Juliana Brandão
Pesquisadora Sênior do Fórum Brasileiro de Segurança Pública
Temos consistentes razões para localizar tanto no tombo do navio, como no balanço do mar – imortalizados na voz de Clementina de Jesus – a resiliência das mulheres negras. Isso porque, mesmo massacradas pela escravização e violentadas pela casa grande, essas mulheres sempre tiveram que buscar meios para navegar em mar revolto, nadando contra a maré e, ainda assim, alcançar terra firme. Aqui a bússola é o instinto de sobrevivência aprendido e passado como herança.
Alertando desde sempre que a situação das mulheres negras passa pela luta para serem consideradas pessoas, o feminismo negro convida para a reflexão que intersecciona gênero e raça. Não é, portanto, sem razão que a força do feminismo negro deixe atônitos todos os que se recusam a reconhecer a falácia da universalização da experiência de viver o feminino.
E isso acaba por deixar espaço para narrativas que insistem em localizar no registro do “deixa disso”, quando, na verdade, estamos frente a um cenário de recrudescimento de todas as formas de violência contra as mulheres. Foi o que a pesquisa Visível e Invisível, realizada pelo Fórum Brasileiro de Segurança Pública, que neste ano chega a sua 5ª edição, revelou ao trazer dados de vitimização, de meninas e mulheres brasileiras, no início de março.
Só no último ano, 5,3 milhões de mulheres sofreram ofensas sexuais. Os parceiros íntimos e ex-parceiros íntimos seguem sendo os principais autores, com a casa sendo o espaço mais apontado como local da violência. Além disso, nove em cada 10 mulheres que sofreram violência no último ano disseram que alguém presenciou o episódio. Uma parcela de 27% dos casos foi testemunhada pelos próprios filhos das vítimas.
Apesar disso, foi noticiada amplamente na imprensa a fala de uma personalidade pública que já ocupou lugar de destaque na cena musical brasileira, e que agora atua como pastora religiosa. Em tom de pregação, ela fez apelo para que vítimas de abusos sexuais perdoassem seus agressores, aí inclusos familiares abusadores. Ironicamente, a outrora compositora do elogio ao amor livre, aquele vivido “sem pecado e sem juízo”, hoje passa por cima das conquistas do campo do direito das mulheres, querendo fazer crer que se trata de tema com assento na religião e na moral dos ditos bons costumes.

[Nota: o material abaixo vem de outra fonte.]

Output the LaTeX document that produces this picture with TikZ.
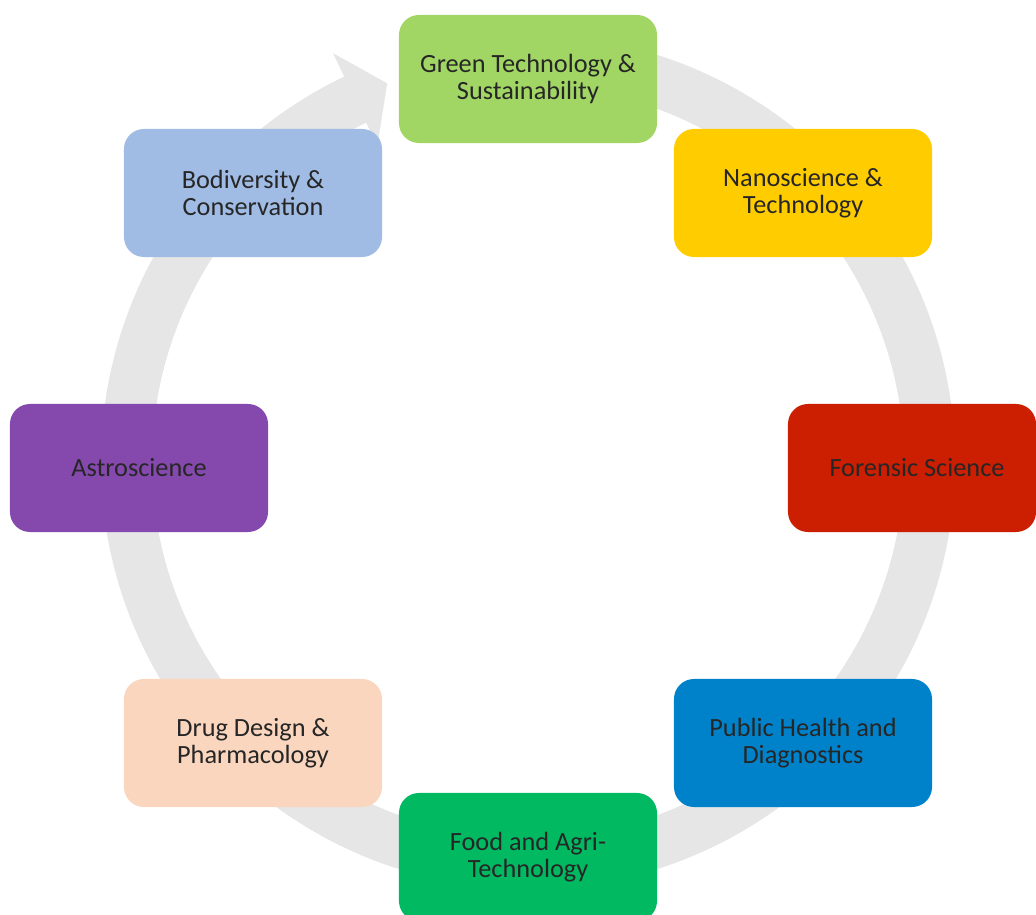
\documentclass[tikz,border=0pt]{standalone}
\usepackage{fontspec}
\setmainfont{Carlito}
\usetikzlibrary{calc}
\definecolor{ringgray}{RGB}{230,230,230}
\definecolor{txt}{RGB}{38,38,38}
\definecolor{cgreen}{RGB}{161,213,100}
\definecolor{cnano}{RGB}{255,204,0}
\definecolor{cforensic}{RGB}{204,30,0}
\definecolor{cpublic}{RGB}{0,130,202}
\definecolor{cfood}{RGB}{0,185,97}
\definecolor{cdrug}{RGB}{250,214,190}
\definecolor{castro}{RGB}{133,72,173}
\definecolor{cbio}{RGB}{160,188,228}
\tikzset{
  topic/.style={rounded corners=0.5cm, minimum width=6.45cm, minimum height=3.2cm,
    align=center, text=txt, font=\fontsize{18.7}{19.2}\selectfont, inner sep=0pt},
}
\begin{document}
\begin{tikzpicture}[x=0.025cm,y=0.025cm]
\useasboundingbox (0,0) rectangle (1036,914);
\coordinate (c) at (528,452);
% circular arrow
\fill[ringgray] ($(c)+(85:427)$) arc[start angle=85, end angle=-244.5, radius=427]
  -- ($(c)+(-244.5:453)$) -- ($(c)+(-249.6:404)$) -- ($(c)+(-244.5:350)$)
  -- ($(c)+(-244.5:376)$) arc[start angle=-244.5, end angle=85, radius=376] -- cycle;
% topics
\node[topic, fill=cgreen] (green) at (528,835) {Green Technology \&\\Sustainability};
\node[topic, fill=cnano] (nano) at (803,721) {Nanoscience \&\\Technology};
\node[topic, fill=cforensic, minimum width=6.2cm] (forensic) at (912,446) {\hspace*{0.25cm}Forensic Science};
\node[topic, fill=cpublic] (public) at (803,171) {Public Health and\\Diagnostics};
\node[topic, fill=cfood] (food) at (528,57) {Food and Agri-\\Technology};
\node[topic, fill=cdrug] (drug) at (253,171) {Drug Design \&\\Pharmacology};
\node[topic, fill=castro] (astro) at (139,446) {Astroscience};
\node[topic, fill=cbio] (bio) at (253,721) {Bodiversity \&\\Conservation};
\end{tikzpicture}
\end{document}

Ora, falas nesse sentido apenas reforçam a naturalização e supõem a inevitabilidade da violência contra as mulheres. Deslocam a discussão para o campo da moralidade, defendendo um ideal de família inexistente. Replicam a ideia de que a vítima seria, no fundo, a principal responsável por recompor os laços rotos de um vínculo que, confundido com amor, materializa, na verdade, a fonte da violência. Considerando que o perfil majoritário das vítimas de violência doméstica é composto pelas mulheres negras, a vulnerabilidade dessas mulheres é assim replicada à exaustão, alimentando estereótipos negativos sobre esse grupo.
Os abusos e absurdos em relações de vínculo afetivo já foram cantados por Alcione. A evidência da quebra de confiança, em meio a todos conflitos emocionais que cercam esse cenário, também coloca para a mulher a intolerância a uma relação abusiva.
E como bem nos situa bell hooks, para acabarmos com a opressão sexista, o feminismo convoca todos, homens e mulheres, meninos e meninas para participar da luta revolucionária. Por isso vale aqui ter no horizonte, como enunciou Chico César, ao dizer que sabe como pisar no coração de uma mulher, o reconhecimento das inúmeras formas de violência, que não se reduzem ao ataque à integridade física.
Não há pecado algum em denunciar a violência contra a mulher. Pelo contrário. Estamos frente a um crime que precisa ser endereçado ao juízo competente, para que a responsabilização dos autores se dê dentro dos parâmetros previstos no Estado Democrático de Direito. Além disso, ganhamos todas e todos com as formulações do feminismo negro e com as referências culturais negras. Oxalá que o motivo de espanto não seja a potência e densidade teórica dessa produção intelectual negra. Mas sim a ignorância de conhecê-la.